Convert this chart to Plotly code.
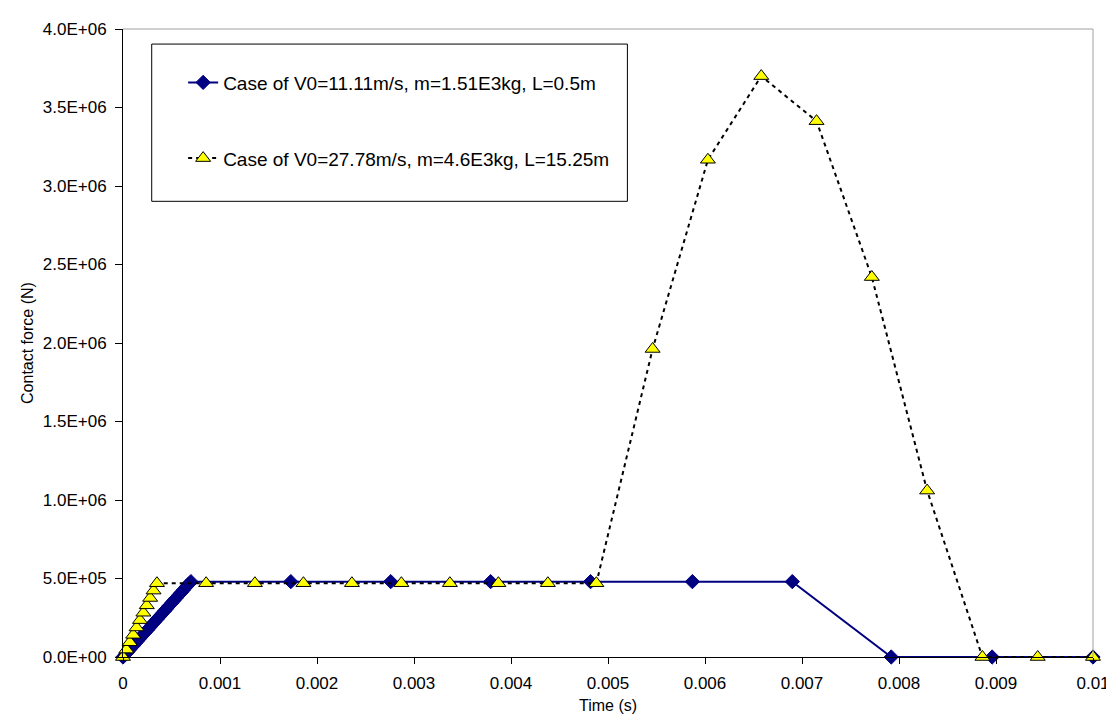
import plotly.graph_objects as go

# Case 1: V0=11.11 m/s
t1 = [0.0, 0.000025, 0.00005, 0.000075, 0.0001, 0.000125, 0.00015, 0.000175, 0.0002,
      0.000225, 0.00025, 0.000275, 0.0003, 0.000325, 0.00035, 0.000375, 0.0004,
      0.000425, 0.00045, 0.000475, 0.0005, 0.000525, 0.00055, 0.000575, 0.0006,
      0.000625, 0.00065, 0.000675, 0.0007,
      0.00173, 0.00276, 0.00379, 0.00482, 0.00587, 0.0069, 0.00792, 0.00896, 0.01]
f1 = [0.0, 17000, 34000, 51000, 68000, 86000, 103000, 120000, 137000,
      154000, 171000, 188000, 206000, 223000, 240000, 257000, 274000,
      291000, 308000, 326000, 343000, 360000, 377000, 394000, 411000,
      428000, 446000, 463000, 480000,
      480000, 480000, 480000, 480000, 480000, 480000, 0.0, 0.0, 0.0]

# Case 2: V0=27.78 m/s
t2 = [0.0, 0.000035, 0.00007, 0.000105, 0.00014, 0.000175, 0.00021, 0.000245,
      0.00028, 0.000315, 0.00035,
      0.000857, 0.00136, 0.00186, 0.00236, 0.00287, 0.00337, 0.00387, 0.00438,
      0.00488, 0.00546, 0.00603, 0.00658, 0.00715, 0.00772, 0.00829, 0.00886,
      0.00943, 0.01]
f2 = [0.0, 47000, 94000, 141000, 188000, 235000, 282000, 329000, 376000, 423000, 470000,
      470000, 470000, 470000, 470000, 470000, 470000, 470000, 470000,
      470000, 1962000, 3167000, 3700000, 3413000, 2420000, 1060000, 0.0,
      0.0, 0.0]

x_ticks = [0, 0.001, 0.002, 0.003, 0.004, 0.005, 0.006, 0.007, 0.008, 0.009, 0.01]
x_labels = ["0", "0.001", "0.002", "0.003", "0.004", "0.005", "0.006", "0.007",
            "0.008", "0.009", "0.01"]
y_ticks = [0, 5e5, 1e6, 1.5e6, 2e6, 2.5e6, 3e6, 3.5e6, 4e6]
y_labels = ["0.0E+00", "5.0E+05", "1.0E+06", "1.5E+06", "2.0E+06", "2.5E+06",
            "3.0E+06", "3.5E+06", "4.0E+06"]

x_title = "Time (s)"
y_title = "Contact force (N)"
name1 = "Case of V0=11.11m/s, m=1.51E3kg, L=0.5m"
name2 = "Case of V0=27.78m/s, m=4.6E3kg, L=15.25m"

FONT = "Liberation Sans, Arial, sans-serif"

fig = go.Figure()
fig.add_trace(go.Scatter(
    x=t1, y=f1, name=name1, mode="lines+markers", legendgroup="a",
    line=dict(color="#000080", width=2),
    marker=dict(symbol="diamond", size=11, color="#000080",
                line=dict(color="#000080", width=1)),
    cliponaxis=False,
))
fig.add_trace(go.Scatter(
    x=t2, y=f2, name=name2, mode="lines+markers", legendgroup="b",
    line=dict(color="black", width=2, dash="4px,4px"),
    marker=dict(symbol="triangle-up", size=13, color="#FFFF00",
                line=dict(color="black", width=1)),
    cliponaxis=False,
))

fig.update_layout(
    width=1114, height=717,
    margin=dict(l=115, r=19, t=15, b=68),
    paper_bgcolor="white", plot_bgcolor="white",
    font=dict(family=FONT, color="black", size=16),
    showlegend=True,
    legend=dict(
        x=0.062, y=0.945, xanchor="left", yanchor="top",
        bgcolor="rgba(0,0,0,0)", borderwidth=0,
        font=dict(size=19, family=FONT),
        traceorder="grouped", tracegroupgap=48,
    ),
    xaxis=dict(
        range=[0, 0.01], tickvals=x_ticks, ticktext=x_labels,
        showgrid=False, zeroline=False,
        showline=True, linecolor="black", linewidth=1,
        ticks="outside", ticklen=6, tickcolor="black",
        ticklabelstandoff=5,
        tickfont=dict(size=17),
    ),
    yaxis=dict(
        range=[0, 4e6], tickvals=y_ticks, ticktext=y_labels,
        showgrid=False, zeroline=False,
        showline=True, linecolor="black", linewidth=1,
        ticks="outside", ticklen=7, tickcolor="black",
        ticklabelstandoff=5,
        tickfont=dict(size=17),
    ),
    annotations=[
        dict(text=x_title, xref="paper", yref="paper", x=0.5, y=-0.078,
             xanchor="center", yanchor="middle", showarrow=False,
             font=dict(size=16, family=FONT)),
        dict(text=y_title, xref="paper", yref="paper", x=-0.099, y=0.5,
             xanchor="center", yanchor="middle", showarrow=False, textangle=-90,
             font=dict(size=16, family=FONT)),
    ],
    shapes=[
        dict(type="line", xref="paper", yref="paper", x0=0, x1=1, y0=1, y1=1,
             line=dict(color="#a0a0a0", width=1)),
        dict(type="line", xref="paper", yref="paper", x0=1, x1=1, y0=0, y1=1,
             line=dict(color="#a0a0a0", width=1)),
        dict(type="rect", xref="paper", yref="paper", x0=0.0296, x1=0.52,
             y0=0.7256, y1=0.976, fillcolor="white",
             line=dict(color="black", width=1), layer="above"),
    ],
)

fig.write_html("out.html")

---*---

▸ Your task
From the first line of the material down to the line containing "import plotly.graph_objects as go", inclusive, return each line exactly, skipping any picture.

▸ Problem solution
Convert this chart to Plotly code.
import plotly.graph_objects as go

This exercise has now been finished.